PGI: Jangan Sampai Penolakan Basuki Terjadi di Tempat Lain
Forum Betawi Bersatu melakukan unjuk rasa menentang Basuki Tjahaja Purnama sebagai Gubernur DKI Jakarta menggantikan Joko Widodo.

JAKARTA, SATUHARAPAN.COM – Henrek Lokra, pemimpin redaksi Berita Oikoumene milik Persekutuan Gereja-Gereja di Indonesia berharap di kemudian hari tidak ada lagi di wilayah lain di Indonesia aksi seperti penolakan seorang pemimpin dengan alasan perbedaan kepercayaan seperti yang terjadi pada Pelaksana Tugas (Plt) Gubernur DKI Jakarta saat ini, Basuki Tjahaja Purnama.

“Kita harapkan tindakan nyata dari pemerintahan Jokowi (Joko Widodo) dan JK (Jusuf Kalla) mendatang agar tindakan seperti itu (penolakan kepala daerah) jangan dibarkan lagi, karena akan memberi preseden buruk bagi demokrasi di Indonesia, karena salah satu esensi demokrasi yakni menerima perbedaan pendapat,” kata Henrek pada satuharapan.com, Senin (13/10).

Ia menjelaskan apabila dibiarkan maka akan memberi preseden buruk bagi daerah lain di Indonesia yang bisa saja mencontoh aksi beberapa organisasi kemasyarakatan (ormas) berbasis agama tertentu yang akhir-akhir ini melakukan penolakan besar-besaran terhadap Pelaksana Tugas (Plt) Gubernur DKI Jakarta saat ini, Basuki Tjahaja Purnama.
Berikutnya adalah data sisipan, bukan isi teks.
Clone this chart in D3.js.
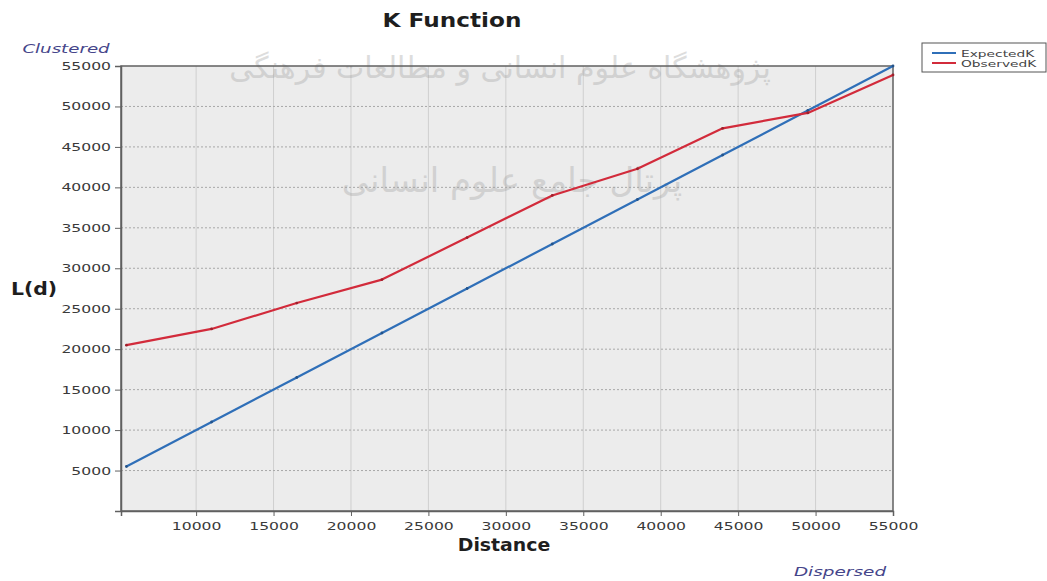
<!DOCTYPE html>
<html>
<head>
<meta charset="utf-8">
<script src="https://cdn.jsdelivr.net/npm/d3@7"></script>
<style>
  body { margin: 0; background: #fff; }
  svg { display: block; }
</style>
</head>
<body>
<div id="chart"></div>
<script>
// distances (x) and the two K curves
const distance = [5500, 11000, 16500, 22000, 27500, 33000, 38500, 44000, 49500, 55000];
const expectedK = [5500, 11000, 16500, 22000, 27500, 33000, 38500, 44000, 49500, 55000];
const observedK = [20500, 22500, 25700, 28600, 33800, 39000, 42300, 47300, 49200, 53900];

const xTicks = [10000, 15000, 20000, 25000, 30000, 35000, 40000, 45000, 50000, 55000];
const yTicks = [5000, 10000, 15000, 20000, 25000, 30000, 35000, 40000, 45000, 50000, 55000];

const seriesNames = ["ExpectedK", "ObservedK"];
const seriesColors = ["#2f6fb8", "#d22b3b"];

const W = 1047, H = 581;
const plot = { left: 121, right: 893, top: 66, bottom: 511 };

const svg = d3.select("#chart").append("svg")
  .attr("width", W)
  .attr("height", H)
  .style("font-family", "DejaVu Sans, Verdana, sans-serif");

// helper: text stretched horizontally (the original is a wide scan)
function stretched(x, y, str, sx) {
  return svg.append("text")
    .attr("transform", "translate(" + x + "," + y + ") scale(" + sx + ",1)")
    .text(str);
}

const x = d3.scaleLinear().domain([5150, 55000]).range([plot.left, plot.right]);
const y = d3.scaleLinear().domain([0, 55000]).range([plot.bottom, plot.top]);

// plot background
svg.append("rect")
  .attr("x", plot.left).attr("y", plot.top)
  .attr("width", plot.right - plot.left).attr("height", plot.bottom - plot.top)
  .attr("fill", "#ececec");

// grid
svg.append("g").selectAll("line").data(xTicks.slice(0, -1)).enter().append("line")
  .attr("x1", d => x(d)).attr("x2", d => x(d))
  .attr("y1", plot.top).attr("y2", plot.bottom)
  .attr("stroke", "#cfcfcf").attr("stroke-width", 1);
svg.append("g").selectAll("line").data(yTicks.slice(0, -1)).enter().append("line")
  .attr("x1", plot.left).attr("x2", plot.right)
  .attr("y1", d => y(d)).attr("y2", d => y(d))
  .attr("stroke", "#a8a8a8").attr("stroke-width", 1)
  .attr("stroke-dasharray", "2,2");

// watermark of the scanned page (faint, behind the lines)
const wm = svg.append("g").attr("fill", "#a0a0a0").attr("opacity", 0.35)
  .style("font-family", "DejaVu Sans, sans-serif").attr("text-anchor", "middle");
wm.append("text").attr("x", 500).attr("y", 78)
  .attr("font-size", 30).attr("direction", "rtl")
  .text("پژوهشگاه علوم انسانی و مطالعات فرهنگی");
wm.append("text").attr("x", 512).attr("y", 192)
  .attr("font-size", 34).attr("direction", "rtl")
  .text("پرتال جامع علوم انسانی");

// frame
svg.append("rect")
  .attr("x", plot.left).attr("y", plot.top)
  .attr("width", plot.right - plot.left).attr("height", plot.bottom - plot.top)
  .attr("fill", "none").attr("stroke", "#606060").attr("stroke-width", 1.5);

// axes
const xAxis = svg.append("g")
  .attr("transform", "translate(0," + plot.bottom + ")")
  .call(d3.axisBottom(x).tickValues(xTicks).tickFormat(d3.format("d")).tickSize(5).tickPadding(6));
const yAxis = svg.append("g")
  .attr("transform", "translate(" + plot.left + ",0)")
  .call(d3.axisLeft(y).tickValues(yTicks).tickFormat(d3.format("d")).tickSize(6).tickPadding(1));

[xAxis, yAxis].forEach(a => {
  a.select(".domain").attr("stroke", "#606060").attr("stroke-width", 1.5);
  a.selectAll(".tick line").attr("stroke", "#606060");
  a.selectAll("text").attr("font-size", 11).attr("fill", "#3a3a3a")
    .attr("font-family", "DejaVu Sans, Verdana, sans-serif")
    .attr("transform", "scale(1.42,1)");
});

// lines
const line = d3.line().x(d => x(d[0])).y(d => y(d[1]));
[expectedK, observedK].forEach((vals, i) => {
  const pts = distance.map((d, j) => [d, vals[j]]);
  svg.append("path")
    .datum(pts)
    .attr("d", line)
    .attr("fill", "none")
    .attr("stroke", seriesColors[i])
    .attr("stroke-width", 2.2)
    .attr("stroke-linejoin", "round");
  svg.append("g").selectAll("circle").data(pts).enter().append("circle")
    .attr("cx", d => x(d[0])).attr("cy", d => y(d[1])).attr("r", 1.4)
    .attr("fill", d3.color(seriesColors[i]).darker(0.8));
});

// titles
stretched(452, 27, "K Function", 1.22)
  .attr("text-anchor", "middle").attr("font-size", 19).attr("font-weight", "bold").attr("fill", "#1e1e1e");
stretched(504, 551, "Distance", 1.05)
  .attr("text-anchor", "middle").attr("font-size", 18).attr("font-weight", "bold").attr("fill", "#1e1e1e");
stretched(34, 295, "L(d)", 1.2)
  .attr("text-anchor", "middle").attr("font-size", 17).attr("font-weight", "bold").attr("fill", "#1e1e1e");
stretched(66, 53, "Clustered", 1.4)
  .attr("text-anchor", "middle").attr("font-size", 13).attr("font-style", "italic").attr("fill", "#45458a");
stretched(840, 576, "Dispersed", 1.42)
  .attr("text-anchor", "middle").attr("font-size", 13).attr("font-style", "italic").attr("fill", "#45458a");

// legend
const legend = svg.append("g").attr("transform", "translate(922,43)");
legend.append("rect").attr("width", 124).attr("height", 29)
  .attr("fill", "#fff").attr("stroke", "#555").attr("stroke-width", 1);
seriesNames.forEach((name, i) => {
  const g = legend.append("g").attr("transform", "translate(0," + (10 + i * 10) + ")");
  g.append("line").attr("x1", 10).attr("x2", 34).attr("stroke", seriesColors[i]).attr("stroke-width", 2);
  g.append("text").attr("transform", "translate(39,3.5) scale(1.45,1)")
    .attr("font-size", 9.5).attr("fill", "#444").text(name);
});
</script>
</body>
</html>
Salah satu ormas yang memicu aksi unjuk rasa besar-besaran yakni Front Pembela Islam (FPI) pada Jumat (3/10) dan disayangkan aksi di Kantor Gubernur DKI Jakarta tersebut berlangsung ricuh banyak tindakan anarkis yang mereka lakukan, selanjutnya Kepolisian Daerah (Polda) Metro Jaya berhasil mengamankan puluhan tersangka termasuk satu yang diduga sebagai aktor intelektual.

“Alasan lain yakni, kita tidak harapkan itu terjadi (penolakan Basuki diangkat sebagai gubernur), mereka (ormas keagamaan tertentu) harus bisa menerima Jokowi maupun Ahok (Basuki) itu diangkat secara konstitusional dua tahun yang lalu, artinya mereka harus menerima perbedaan,” Henrek melanjutkan.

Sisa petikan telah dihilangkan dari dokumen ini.